▶ _Task data_
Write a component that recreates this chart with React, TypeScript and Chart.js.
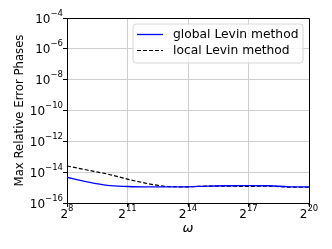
import React, { useEffect, useRef } from "react";
import { Chart, registerables } from "chart.js";

Chart.register(...registerables);

// x values are log2(omega)
const exponents = [8, 9, 10, 11, 12, 13, 14, 15, 16, 17, 18, 19, 20];
// log10 of max relative error
const globalLevinLog = [-14.33, -14.63, -14.86, -14.93, -14.96, -14.96, -14.95, -14.9, -14.88, -14.87, -14.88, -14.95, -14.96];
const localLevinLog = [-13.6, -13.86, -14.12, -14.45, -14.74, -14.93, -14.95, -14.9, -14.91, -14.92, -14.9, -14.97, -14.98];
const xTickExponents = [8, 11, 14, 17, 20];
const yTickExponents = [-16, -14, -12, -10, -8, -6, -4];
const legendLabels = ["global Levin method", "local Levin method"];

const FONT = "'DejaVu Sans', sans-serif";
const BASE_SIZE = 12;
const SUP_SIZE = 8.5;
const DASH = [4, 2];

const expText = (n: number) => (n < 0 ? "\u2212" + String(-n) : String(n));

const framePlugin = {
  id: "frame",
  afterDatasetsDraw(chart: any) {
    const { ctx, chartArea: a } = chart;
    ctx.save();
    ctx.strokeStyle = "#000";
    ctx.lineWidth = 1;
    ctx.beginPath();
    ctx.moveTo(Math.round(a.left) + 0.5, Math.round(a.top) + 0.5);
    ctx.lineTo(Math.round(a.right) + 0.5, Math.round(a.top) + 0.5);
    ctx.lineTo(Math.round(a.right) + 0.5, Math.round(a.bottom) + 0.5);
    ctx.stroke();
    ctx.restore();
  },
};

const tickLabelPlugin = {
  id: "powerTickLabels",
  afterDraw(chart: any) {
    const { ctx, scales } = chart;
    const xs = scales.x, ys = scales.y;
    ctx.save();
    ctx.fillStyle = "#000";
    ctx.textBaseline = "alphabetic";
    ctx.textAlign = "left";
    yTickExponents.forEach((e) => {
      const py = ys.getPixelForValue(Math.pow(10, e));
      const sup = expText(e);
      ctx.font = `${SUP_SIZE}px ${FONT}`;
      const sw = ctx.measureText(sup).width;
      ctx.font = `${BASE_SIZE}px ${FONT}`;
      const bw = ctx.measureText("10").width;
      const right = ys.right - 4;
      const x0 = right - sw - bw;
      ctx.fillText("10", x0, py + 4.5);
      ctx.font = `${SUP_SIZE}px ${FONT}`;
      ctx.fillText(sup, x0 + bw, py - 2.5);
    });
    xTickExponents.forEach((e) => {
      const px = xs.getPixelForValue(e);
      const sup = expText(e);
      ctx.font = `${SUP_SIZE}px ${FONT}`;
      const sw = ctx.measureText(sup).width;
      ctx.font = `${BASE_SIZE}px ${FONT}`;
      const bw = ctx.measureText("2").width;
      const x0 = px - (sw + bw) / 2;
      const by = xs.top + 15;
      ctx.fillText("2", x0, by);
      ctx.font = `${SUP_SIZE}px ${FONT}`;
      ctx.fillText(sup, x0 + bw, by - 7);
    });
    ctx.restore();
  },
};

const legendPlugin = {
  id: "innerLegend",
  afterDraw(chart: any) {
    const { ctx } = chart;
    const x0 = 133, y0 = 24, w = 170, h = 39, r = 3;
    ctx.save();
    ctx.beginPath();
    ctx.moveTo(x0 + r, y0);
    ctx.arcTo(x0 + w, y0, x0 + w, y0 + h, r);
    ctx.arcTo(x0 + w, y0 + h, x0, y0 + h, r);
    ctx.arcTo(x0, y0 + h, x0, y0, r);
    ctx.arcTo(x0, y0, x0 + w, y0, r);
    ctx.closePath();
    ctx.fillStyle = "rgba(255,255,255,0.8)";
    ctx.fill();
    ctx.strokeStyle = "#d6d6d6";
    ctx.lineWidth = 1;
    ctx.stroke();
    const rows = [
      { y: 34.5, color: "#0000ff", dash: [] as number[], width: 1.3 },
      { y: 50.5, color: "#000000", dash: DASH, width: 1.2 },
    ];
    rows.forEach((row, i) => {
      ctx.beginPath();
      ctx.setLineDash(row.dash);
      ctx.strokeStyle = row.color;
      ctx.lineWidth = row.width;
      ctx.moveTo(137, row.y);
      ctx.lineTo(163, row.y);
      ctx.stroke();
      ctx.setLineDash([]);
      ctx.fillStyle = "#000";
      ctx.font = `12.3px ${FONT}`;
      ctx.textBaseline = "middle";
      ctx.textAlign = "left";
      ctx.fillText(legendLabels[i], 173, row.y);
    });
    ctx.restore();
  },
};

export default function App() {
  const ref = useRef<HTMLCanvasElement>(null);
  useEffect(() => {
    document.body.style.margin = "0";
    const toPts = (vals: number[]) => exponents.map((e, i) => ({ x: e, y: Math.pow(10, vals[i]) }));
    const chart = new Chart(ref.current!, {
      type: "line",
      data: {
        datasets: [
          {
            label: legendLabels[0],
            data: toPts(globalLevinLog),
            borderColor: "#0000ff",
            borderWidth: 1.3,
            pointRadius: 0,
            cubicInterpolationMode: "monotone",
            fill: false,
          },
          {
            label: legendLabels[1],
            data: toPts(localLevinLog),
            borderColor: "#000000",
            borderWidth: 1.2,
            borderDash: DASH,
            pointRadius: 0,
            cubicInterpolationMode: "monotone",
            fill: false,
          },
        ],
      },
      options: {
        animation: false,
        responsive: false,
        devicePixelRatio: 1,
        layout: { padding: { top: 18, right: 23, left: 0, bottom: 0 } },
        plugins: { legend: { display: false }, tooltip: { enabled: false } },
        scales: {
          x: {
            type: "linear",
            min: 8,
            max: 20,
            afterBuildTicks: (s: any) => {
              s.ticks = xTickExponents.map((v) => ({ value: v }));
            },
            afterFit: (s: any) => {
              s.height = 46;
            },
            ticks: { display: false },
            grid: { color: "#cfcfcf", tickColor: "#000", tickLength: 4, lineWidth: 1 },
            border: { color: "#000", width: 1 },
            title: {
              display: true,
              text: "\u03C9",
              color: "#000",
              font: { family: FONT, size: 13, style: "italic" },
              padding: { top: 0, bottom: 13 },
            },
          },
          y: {
            type: "logarithmic",
            min: 1e-16,
            max: 1e-4,
            afterBuildTicks: (s: any) => {
              s.ticks = yTickExponents.map((e) => ({ value: Math.pow(10, e) }));
            },
            afterFit: (s: any) => {
              s.width = 67;
            },
            ticks: { display: false },
            grid: { color: "#cfcfcf", tickColor: "#000", tickLength: 4, lineWidth: 1 },
            border: { color: "#000", width: 1 },
            title: {
              display: true,
              text: "Max Relative Error Phases",
              color: "#000",
              font: { family: FONT, size: 11.7 },
              padding: { top: 13, bottom: 0 },
            },
          },
        },
      },
      plugins: [framePlugin, tickLabelPlugin, legendPlugin],
    });
    return () => chart.destroy();
  }, []);
  return (
    <div style={{ width: 332, height: 249 }}>
      <canvas ref={ref} width={332} height={249} />
    </div>
  );
}
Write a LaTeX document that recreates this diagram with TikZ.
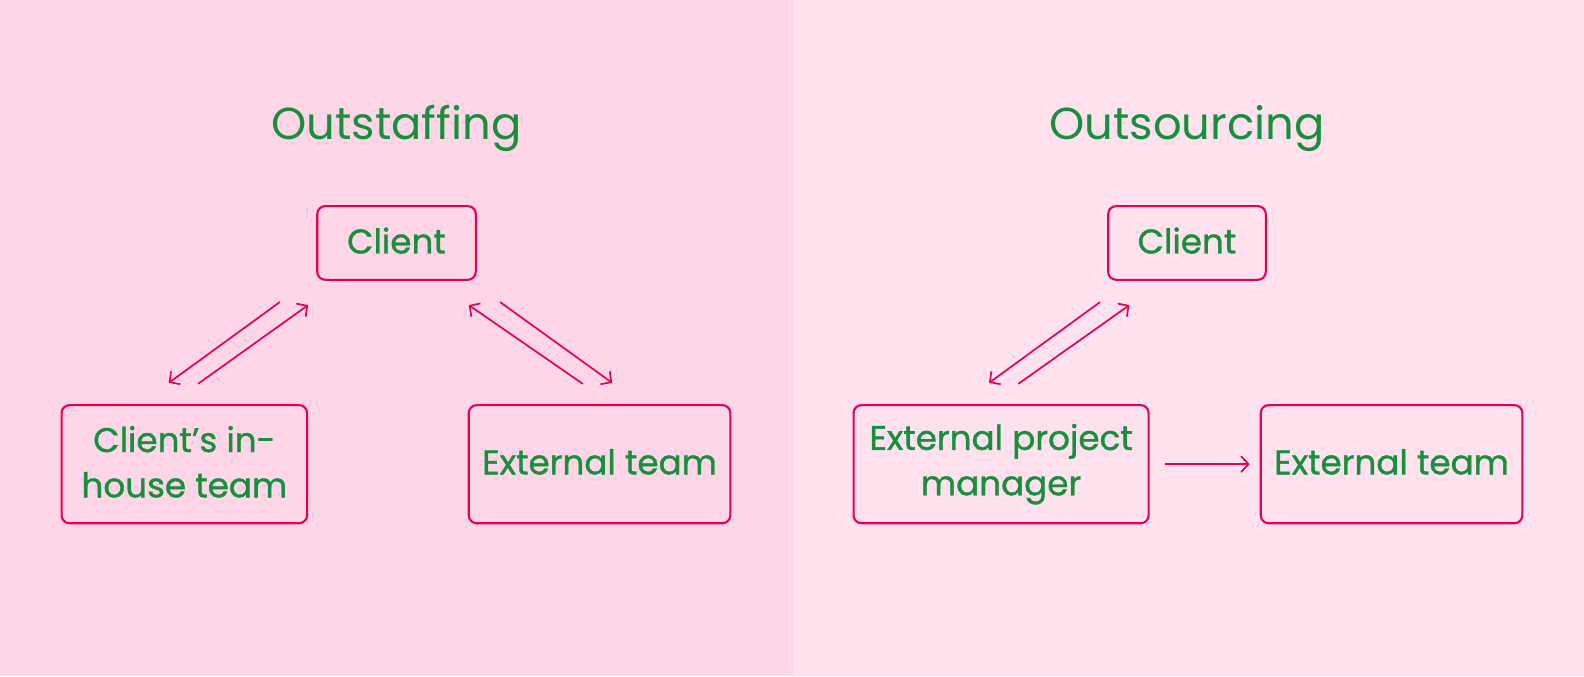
\documentclass[tikz,border=0pt]{standalone}
\usepackage{fontspec}
\setmainfont{Poppins}
\newfontfamily\boxfont{Poppins}[FakeBold=1]
\usetikzlibrary{arrows.meta}
\definecolor{bgL}{HTML}{FFD6E8}
\definecolor{bgR}{HTML}{FFE2EE}
\definecolor{edge}{HTML}{E5005C}
\definecolor{txt}{HTML}{178F3C}
\tikzset{
  box/.style={draw=edge, line width=2.1bp, rounded corners=8bp, align=center,
    text=txt, font=\boxfont\fontsize{34.3}{45.5}\selectfont, inner sep=0pt},
  lift/.style={text depth=5bp},
  ttl/.style={text=txt, font=\fontsize{45}{54}\selectfont, inner sep=0pt},
  conn/.style={draw=edge, line width=1.7bp, -{Straight Barb[length=7.5bp,width=16bp,line width=1.7bp]}}
}
\begin{document}
\begin{tikzpicture}[x=1.0102bp,y=-1.0102bp]
\useasboundingbox (0,0) rectangle (1568,669.2);
\fill[bgL] (0,0) rectangle (785,669.2);
\fill[bgR] (785,0) rectangle (1568,669.2);
\node[ttl] (t1) at (392.5,127) {Outstaffing};
\node[ttl] (t2) at (1175,127) {Outsourcing};
\node[box, lift, minimum width=158.6bp, minimum height=73.7bp] (c1) at (392.5,240.5) {Client};
\node[box, lift, minimum width=245.5bp, minimum height=118.2bp] (in) at (182.5,459.5) {Client’s in-\\house team};
\node[box, lift, minimum width=261.6bp, minimum height=118.2bp] (e1) at (593.5,459.5) {External team};
\node[box, lift, minimum width=157.6bp, minimum height=73.7bp] (c2) at (1175,240.5) {Client};
\node[box, minimum width=295bp, minimum height=118.2bp] (pm) at (991,459.5) {External project\\manager};
\node[box, lift, minimum width=261.6bp, minimum height=118.2bp] (e2) at (1377.5,459.5) {External team};
\coordinate (a1s) at (277,299); \coordinate (a1e) at (167,379);
\coordinate (a2s) at (196,380); \coordinate (a2e) at (305,302);
\coordinate (a3s) at (577,380); \coordinate (a3e) at (464,302);
\coordinate (a4s) at (495,299); \coordinate (a4e) at (606,379);
\coordinate (a5s) at (1089,299); \coordinate (a5e) at (979,379);
\coordinate (a6s) at (1008,380); \coordinate (a6e) at (1118,302);
\draw[conn] (a1s) -- (a1e);
\draw[conn] (a2s) -- (a2e);
\draw[conn] (a3s) -- (a3e);
\draw[conn] (a4s) -- (a4e);
\draw[conn] (a5s) -- (a5e);
\draw[conn] (a6s) -- (a6e);
\draw[conn] ([xshift=15bp]pm.east) -- ([xshift=-10bp]e2.west);
\end{tikzpicture}
\end{document}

▶ _What you are asked to do_
Search the data above for lines holding "that" and copy each of them.

▶ _Solved exercise_
Write a component that recreates this chart with React, TypeScript and Chart.js.
Write a LaTeX document that recreates this diagram with TikZ.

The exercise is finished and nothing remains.